Exercise description:
Your task is to retype, word for word, the lines from the start of the data through the line holding "facecolor='white', edgecolor='none', zorder=-5))". Do not include the pictures.

Supplied data:
____

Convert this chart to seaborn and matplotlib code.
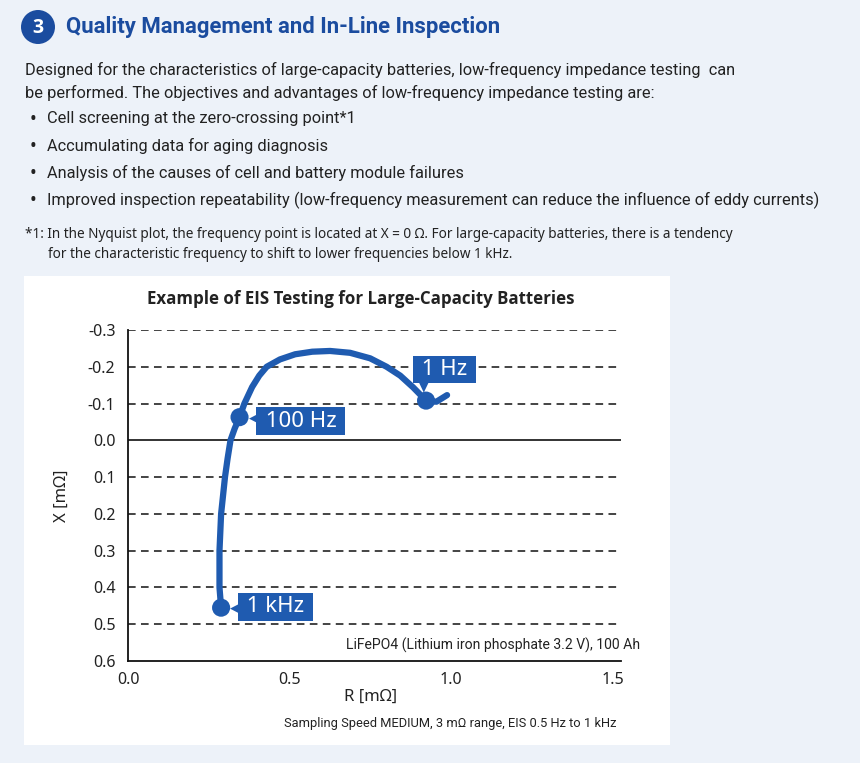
import matplotlib
matplotlib.use("Agg")
import matplotlib.pyplot as plt
from matplotlib.patches import Rectangle, Ellipse
import seaborn as sns
import pandas as pd

# Data (R, X in mOhm), from 1 kHz down to 0.5 Hz
r_vals = [0.288, 0.283, 0.283, 0.288, 0.300, 0.308, 0.317, 0.330, 0.345, 0.360, 0.384,
          0.406, 0.429, 0.470, 0.517, 0.570, 0.625, 0.687, 0.749, 0.800, 0.842, 0.882,
          0.922, 0.954, 0.987]
x_vals = [0.455, 0.40, 0.30, 0.20, 0.10, 0.05, 0.0, -0.032, -0.063, -0.10, -0.145,
          -0.176, -0.20, -0.22, -0.234, -0.241, -0.243, -0.238, -0.223, -0.20, -0.176, -0.144,
          -0.108, -0.105, -0.123]
freq_labels = ['1 kHz', '100 Hz', '1 Hz']
freq_r = [0.288, 0.345, 0.922]
freq_x = [0.455, -0.063, -0.108]
y_ticks = [-0.3, -0.2, -0.1, 0.0, 0.1, 0.2, 0.3, 0.4, 0.5, 0.6]
x_ticks = [0.0, 0.5, 1.0, 1.5]

bullets = [
    'Cell screening at the zero-crossing point*1',
    'Accumulating data for aging diagnosis',
    'Analysis of the causes of cell and battery module failures',
    'Improved inspection repeatability (low-frequency measurement can reduce the influence of eddy currents)',
]

BLUE = '#1f5bb0'
NAVY = '#1b4c9f'
BG = '#edf2f9'
INK = '#222222'
W, H = 860, 763

sns.set_theme(style='white')
plt.rcParams['font.family'] = ['Noto Sans', 'DejaVu Sans']
NARROW = ['Roboto', 'DejaVu Sans']


def fx(px):
    return px / W


def fy(py):
    return 1 - py / H


fig = plt.figure(figsize=(8.6, 7.63), dpi=100, facecolor=BG)

# white chart panel
fig.patches.append(Rectangle((fx(24), fy(745)), fx(646), 469 / H, transform=fig.transFigure,
                             facecolor='white', edgecolor='none', zorder=-5))

# header
fig.patches.append(Ellipse((fx(38), fy(27)), 34 / W, 34 / H, transform=fig.transFigure,
                           facecolor=NAVY, edgecolor='none', zorder=1))
fig.text(fx(38), fy(28), '3', color='white', fontsize=14, fontweight='bold',
         ha='center', va='center', family=['Open Sans', 'DejaVu Sans'])
fig.text(fx(66), fy(27), 'Quality Management and In-Line Inspection', color=NAVY,
         fontsize=15.9, fontweight='bold', ha='left', va='center', family=NARROW)

# body text
BODY = 11.8
fig.text(fx(25), fy(70), 'Designed for the characteristics of large-capacity batteries, '
         'low-frequency impedance testing  can', fontsize=BODY, color=INK,
         ha='left', va='center', family=NARROW)
fig.text(fx(25), fy(93), 'be performed. The objectives and advantages of low-frequency '
         'impedance testing are:', fontsize=BODY, color=INK,
         ha='left', va='center', family=NARROW)
for i, b in enumerate(bullets):
    y = 119 + i * 27
    fig.text(fx(33), fy(y), '\u2022', fontsize=13, color=INK, ha='center', va='center')
    fig.text(fx(47), fy(y), b, fontsize=BODY, color=INK, ha='left', va='center',
             family=NARROW)
fig.text(fx(25), fy(234), '*1: In the Nyquist plot, the frequency point is located at X = 0 \u03a9. '
         'For large-capacity batteries, there is a tendency', fontsize=9.75, color=INK,
         ha='left', va='center')
fig.text(fx(48), fy(254), 'for the characteristic frequency to shift to lower frequencies below 1 kHz.',
         fontsize=9.75, color=INK, ha='left', va='center')

# chart
ax = fig.add_axes([fx(128), fy(661), 493 / W, 331 / H], zorder=2)
ax.set_facecolor('white')
curve = pd.DataFrame({'R': r_vals, 'X': x_vals})
sns.lineplot(data=curve, x='R', y='X', sort=False, estimator=None, color=BLUE,
             linewidth=4.5, solid_capstyle='round', solid_joinstyle='round', ax=ax, zorder=4)
sns.scatterplot(x=freq_r, y=freq_x, color=BLUE, s=170, edgecolor='none', ax=ax, zorder=5)

ax.set_xlim(0, 1.525)
ax.set_ylim(0.6, -0.3)
ax.set_xticks(x_ticks)
ax.set_xticklabels([f'{v:.1f}' for v in x_ticks])
ax.set_yticks(y_ticks)
ax.set_yticklabels([f'{v:.1f}' for v in y_ticks])
ax.tick_params(axis='both', length=0, labelsize=11.5, colors=INK)
ax.tick_params(axis='y', pad=9)
ax.tick_params(axis='x', pad=8)
for v in y_ticks:
    if v == 0.0:
        ax.axhline(v, color='#111111', linewidth=1.2, zorder=2)
    elif v != 0.6:
        ax.axhline(v, color='#111111', linewidth=1.1, linestyle=(0, (5, 3.5)), zorder=2)
for side in ['top', 'right']:
    ax.spines[side].set_visible(False)
for side in ['left', 'bottom']:
    ax.spines[side].set_color('#111111')
    ax.spines[side].set_linewidth(1.3)

ax.set_xlabel('R [m\u03a9]', fontsize=12, color=INK)
ax.xaxis.set_label_coords(0.491, -0.085)
ax.set_ylabel('X [m\u03a9]', fontsize=12, color=INK)
ax.yaxis.set_label_coords(-0.118, 0.5)
ax.set_title('Example of EIS Testing for Large-Capacity Batteries', fontsize=12.2,
             fontweight='bold', color=INK, pad=19, x=0.473,
             family=['Open Sans', 'DejaVu Sans'])

# frequency labels (offsets in pixels from the marker)
offsets = [(20, 1, '\u25c0', (14, 0)), (20, -4, '\u25c0', (14, -1)), (-10, 31, '\u25bc', (-2, 14))]
for lab, r, x, (dx, dy, arrow, (adx, ady)) in zip(freq_labels, freq_r, freq_x, offsets):
    ax.annotate(' ' + lab + ' ', xy=(r, x), xytext=(dx, dy), textcoords='offset pixels',
                ha='left', va='center', fontsize=16, color='white', zorder=6,
                bbox=dict(boxstyle='square,pad=0.15', facecolor=BLUE, edgecolor='none'))
    ax.annotate(arrow, xy=(r, x), xytext=(adx, ady), textcoords='offset pixels',
                ha='center', va='center', fontsize=9, color=BLUE, zorder=6,
                family='DejaVu Sans')

fig.text(fx(640), fy(645), 'LiFePO4 (Lithium iron phosphate 3.2 V), 100 Ah', fontsize=10.1,
         color=INK, ha='right', va='center', family=NARROW)
fig.text(fx(616), fy(724), 'Sampling Speed MEDIUM, 3 m\u03a9 range, EIS 0.5 Hz to 1 kHz',
         fontsize=9.3, color=INK, ha='right', va='center', family=NARROW)

fig.savefig('out.png', dpi=100, facecolor=BG)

____

Task result:
Convert this chart to seaborn and matplotlib code.
import matplotlib
matplotlib.use("Agg")
import matplotlib.pyplot as plt
from matplotlib.patches import Rectangle, Ellipse
import seaborn as sns
import pandas as pd

# Data (R, X in mOhm), from 1 kHz down to 0.5 Hz
r_vals = [0.288, 0.283, 0.283, 0.288, 0.300, 0.308, 0.317, 0.330, 0.345, 0.360, 0.384,
          0.406, 0.429, 0.470, 0.517, 0.570, 0.625, 0.687, 0.749, 0.800, 0.842, 0.882,
          0.922, 0.954, 0.987]
x_vals = [0.455, 0.40, 0.30, 0.20, 0.10, 0.05, 0.0, -0.032, -0.063, -0.10, -0.145,
          -0.176, -0.20, -0.22, -0.234, -0.241, -0.243, -0.238, -0.223, -0.20, -0.176, -0.144,
          -0.108, -0.105, -0.123]
freq_labels = ['1 kHz', '100 Hz', '1 Hz']
freq_r = [0.288, 0.345, 0.922]
freq_x = [0.455, -0.063, -0.108]
y_ticks = [-0.3, -0.2, -0.1, 0.0, 0.1, 0.2, 0.3, 0.4, 0.5, 0.6]
x_ticks = [0.0, 0.5, 1.0, 1.5]

bullets = [
    'Cell screening at the zero-crossing point*1',
    'Accumulating data for aging diagnosis',
    'Analysis of the causes of cell and battery module failures',
    'Improved inspection repeatability (low-frequency measurement can reduce the influence of eddy currents)',
]

BLUE = '#1f5bb0'
NAVY = '#1b4c9f'
BG = '#edf2f9'
INK = '#222222'
W, H = 860, 763

sns.set_theme(style='white')
plt.rcParams['font.family'] = ['Noto Sans', 'DejaVu Sans']
NARROW = ['Roboto', 'DejaVu Sans']


def fx(px):
    return px / W


def fy(py):
    return 1 - py / H


fig = plt.figure(figsize=(8.6, 7.63), dpi=100, facecolor=BG)

# white chart panel
fig.patches.append(Rectangle((fx(24), fy(745)), fx(646), 469 / H, transform=fig.transFigure,
                             facecolor='white', edgecolor='none', zorder=-5))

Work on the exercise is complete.